EXERCISE DETAILS ::
In the material below, find each line holding the string "that" and copy it.

RECORDS FOR THE TASK ::
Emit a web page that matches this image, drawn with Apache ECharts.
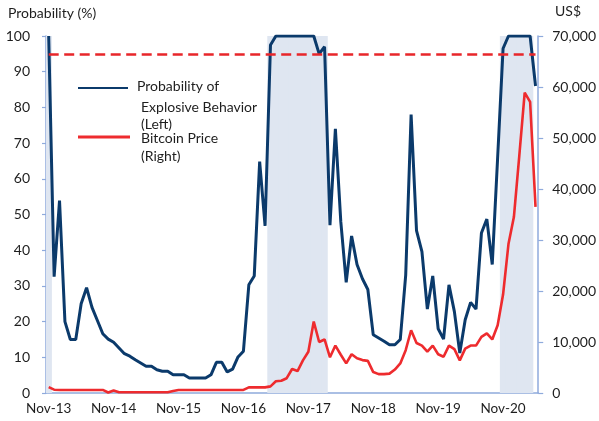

---

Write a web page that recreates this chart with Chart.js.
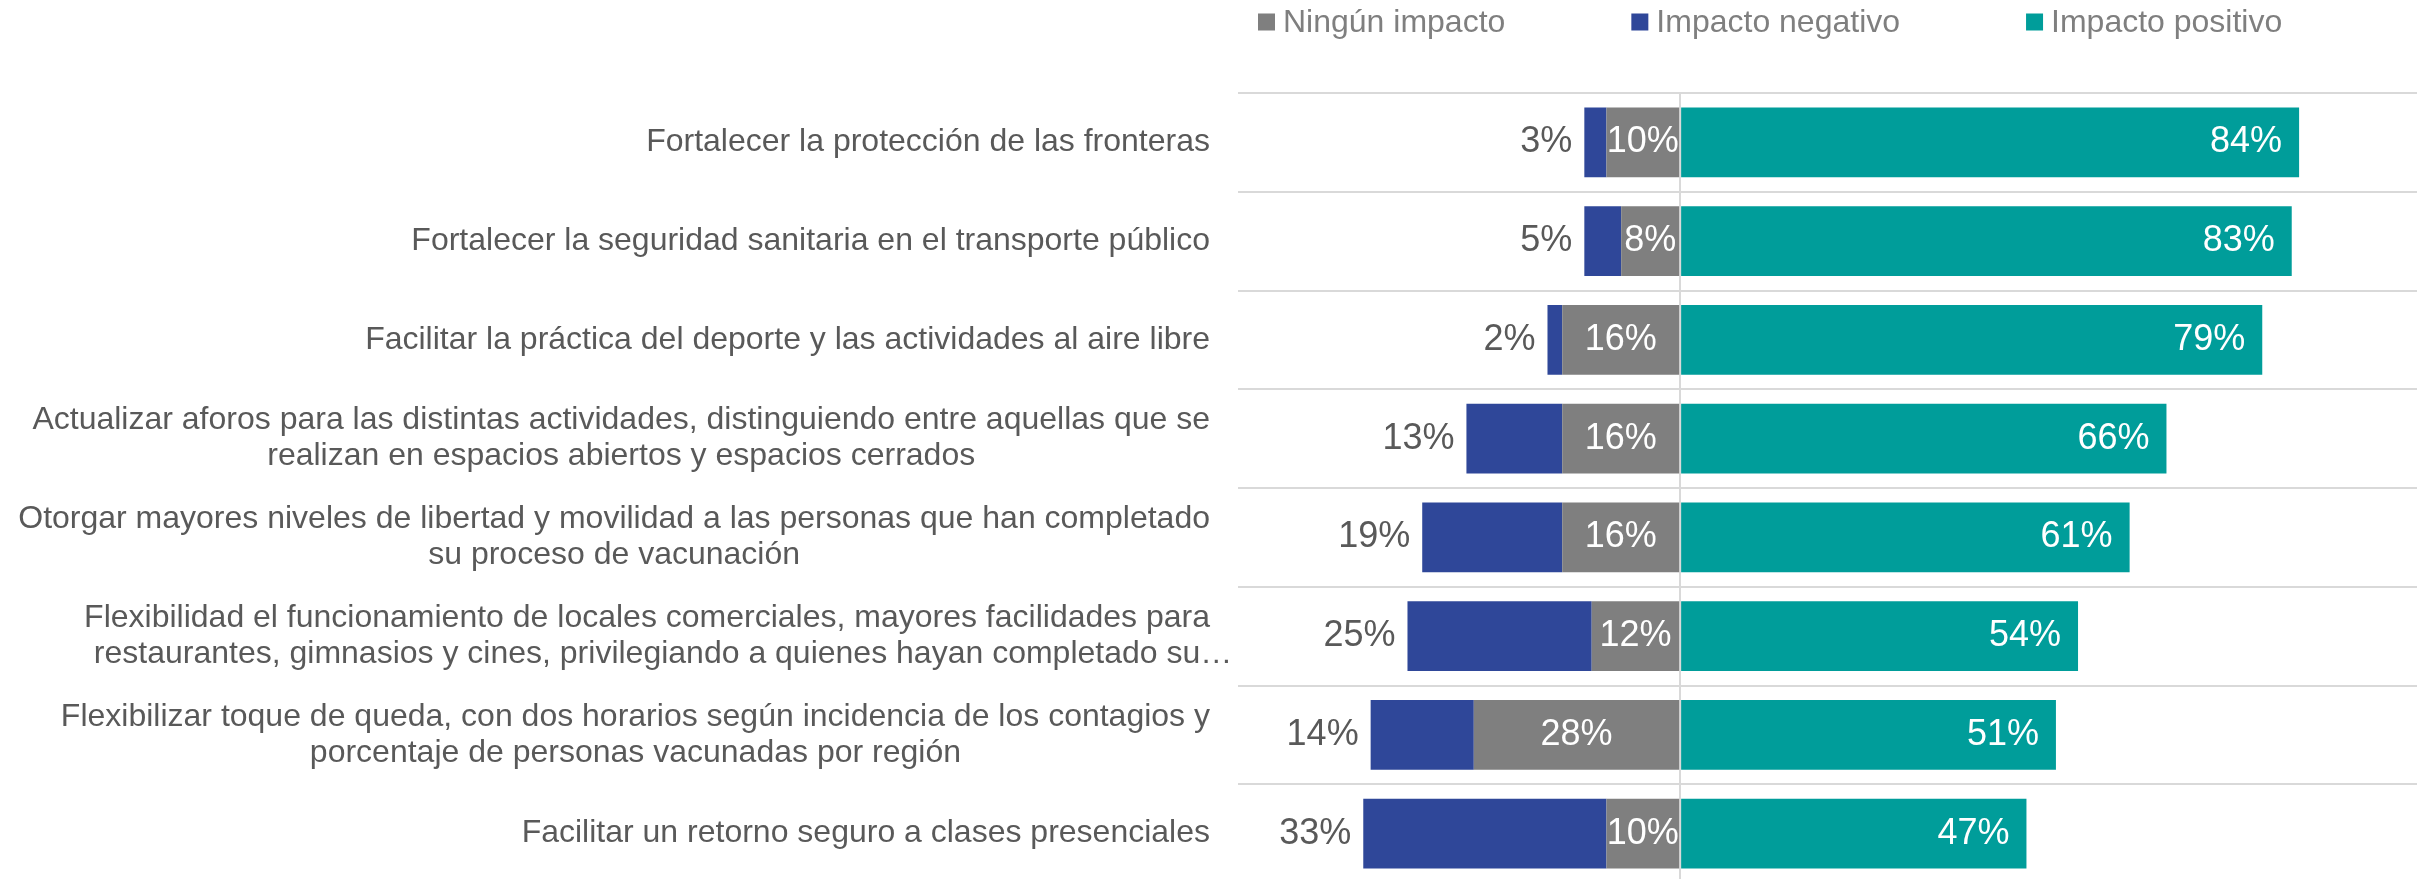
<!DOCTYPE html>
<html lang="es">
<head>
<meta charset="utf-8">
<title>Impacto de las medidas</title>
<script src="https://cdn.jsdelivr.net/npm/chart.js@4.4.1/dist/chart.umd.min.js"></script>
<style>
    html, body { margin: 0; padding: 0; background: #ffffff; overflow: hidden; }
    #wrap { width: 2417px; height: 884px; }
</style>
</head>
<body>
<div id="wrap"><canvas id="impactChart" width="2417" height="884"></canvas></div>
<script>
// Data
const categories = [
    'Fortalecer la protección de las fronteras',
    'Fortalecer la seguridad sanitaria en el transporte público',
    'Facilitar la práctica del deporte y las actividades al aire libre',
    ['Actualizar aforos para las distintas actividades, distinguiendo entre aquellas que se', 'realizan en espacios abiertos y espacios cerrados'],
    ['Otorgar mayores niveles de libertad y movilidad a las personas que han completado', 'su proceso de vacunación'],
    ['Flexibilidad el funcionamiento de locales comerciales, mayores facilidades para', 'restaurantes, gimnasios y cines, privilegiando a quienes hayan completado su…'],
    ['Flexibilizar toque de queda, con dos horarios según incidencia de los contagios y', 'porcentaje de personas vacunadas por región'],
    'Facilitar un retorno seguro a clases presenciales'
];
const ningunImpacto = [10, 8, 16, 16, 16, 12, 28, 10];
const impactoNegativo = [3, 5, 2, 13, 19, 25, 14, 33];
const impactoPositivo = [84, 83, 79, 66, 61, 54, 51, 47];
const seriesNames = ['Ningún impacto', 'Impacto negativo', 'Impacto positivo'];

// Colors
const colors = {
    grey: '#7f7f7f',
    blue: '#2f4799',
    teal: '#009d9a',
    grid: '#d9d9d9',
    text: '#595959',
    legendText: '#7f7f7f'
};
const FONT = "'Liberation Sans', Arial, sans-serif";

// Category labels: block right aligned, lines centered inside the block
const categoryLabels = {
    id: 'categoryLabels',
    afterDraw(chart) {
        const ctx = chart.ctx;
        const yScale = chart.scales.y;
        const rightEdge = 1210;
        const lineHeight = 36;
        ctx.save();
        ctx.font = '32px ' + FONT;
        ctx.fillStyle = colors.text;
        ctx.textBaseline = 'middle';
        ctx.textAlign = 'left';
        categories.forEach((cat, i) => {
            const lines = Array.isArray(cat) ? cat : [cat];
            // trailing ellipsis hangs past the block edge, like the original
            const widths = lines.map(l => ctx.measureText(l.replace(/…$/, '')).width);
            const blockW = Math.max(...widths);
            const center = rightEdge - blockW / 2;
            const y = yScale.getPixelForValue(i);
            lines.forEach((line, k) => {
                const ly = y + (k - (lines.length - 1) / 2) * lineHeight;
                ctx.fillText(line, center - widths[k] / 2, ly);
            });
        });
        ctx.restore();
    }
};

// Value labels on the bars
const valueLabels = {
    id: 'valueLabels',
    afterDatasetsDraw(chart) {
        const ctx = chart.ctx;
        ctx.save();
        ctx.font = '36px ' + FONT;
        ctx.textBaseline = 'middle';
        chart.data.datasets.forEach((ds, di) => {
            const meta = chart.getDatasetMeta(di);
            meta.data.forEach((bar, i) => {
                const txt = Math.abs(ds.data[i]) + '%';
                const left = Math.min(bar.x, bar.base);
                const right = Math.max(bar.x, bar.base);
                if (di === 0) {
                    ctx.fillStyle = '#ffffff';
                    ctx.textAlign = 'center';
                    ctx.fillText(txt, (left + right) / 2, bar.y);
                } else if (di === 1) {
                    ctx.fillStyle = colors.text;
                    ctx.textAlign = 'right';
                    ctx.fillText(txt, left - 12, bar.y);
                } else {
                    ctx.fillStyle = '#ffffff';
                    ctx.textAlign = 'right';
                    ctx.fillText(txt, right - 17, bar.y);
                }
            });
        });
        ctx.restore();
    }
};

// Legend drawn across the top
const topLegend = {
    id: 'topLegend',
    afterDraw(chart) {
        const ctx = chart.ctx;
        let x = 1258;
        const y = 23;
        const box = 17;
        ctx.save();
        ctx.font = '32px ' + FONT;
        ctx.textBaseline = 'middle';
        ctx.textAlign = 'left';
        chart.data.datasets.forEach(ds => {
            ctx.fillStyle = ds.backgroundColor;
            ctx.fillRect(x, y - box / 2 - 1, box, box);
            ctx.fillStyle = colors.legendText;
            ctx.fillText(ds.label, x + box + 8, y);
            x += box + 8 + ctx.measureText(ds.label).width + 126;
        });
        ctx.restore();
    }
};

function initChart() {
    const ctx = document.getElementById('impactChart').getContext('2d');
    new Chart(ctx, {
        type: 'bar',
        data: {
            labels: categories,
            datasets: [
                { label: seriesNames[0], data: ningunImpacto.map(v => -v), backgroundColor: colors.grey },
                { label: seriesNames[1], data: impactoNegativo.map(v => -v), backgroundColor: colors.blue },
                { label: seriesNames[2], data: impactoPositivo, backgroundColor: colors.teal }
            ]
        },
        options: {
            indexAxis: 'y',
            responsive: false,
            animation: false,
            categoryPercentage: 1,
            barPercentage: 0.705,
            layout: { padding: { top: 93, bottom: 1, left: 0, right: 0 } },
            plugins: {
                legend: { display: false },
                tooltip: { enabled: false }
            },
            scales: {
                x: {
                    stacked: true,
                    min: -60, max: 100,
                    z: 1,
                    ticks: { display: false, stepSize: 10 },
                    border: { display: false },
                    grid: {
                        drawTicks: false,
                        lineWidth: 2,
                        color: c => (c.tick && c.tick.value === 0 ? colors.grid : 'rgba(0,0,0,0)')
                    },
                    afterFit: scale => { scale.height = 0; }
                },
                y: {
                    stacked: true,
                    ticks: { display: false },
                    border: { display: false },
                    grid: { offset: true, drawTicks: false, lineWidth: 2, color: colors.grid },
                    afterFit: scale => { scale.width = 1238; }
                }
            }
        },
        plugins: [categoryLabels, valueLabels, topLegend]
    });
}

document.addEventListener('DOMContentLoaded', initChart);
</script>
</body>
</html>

RESULT OF THE TASK ::
Emit a web page that matches this image, drawn with Apache ECharts.
Write a web page that recreates this chart with Chart.js.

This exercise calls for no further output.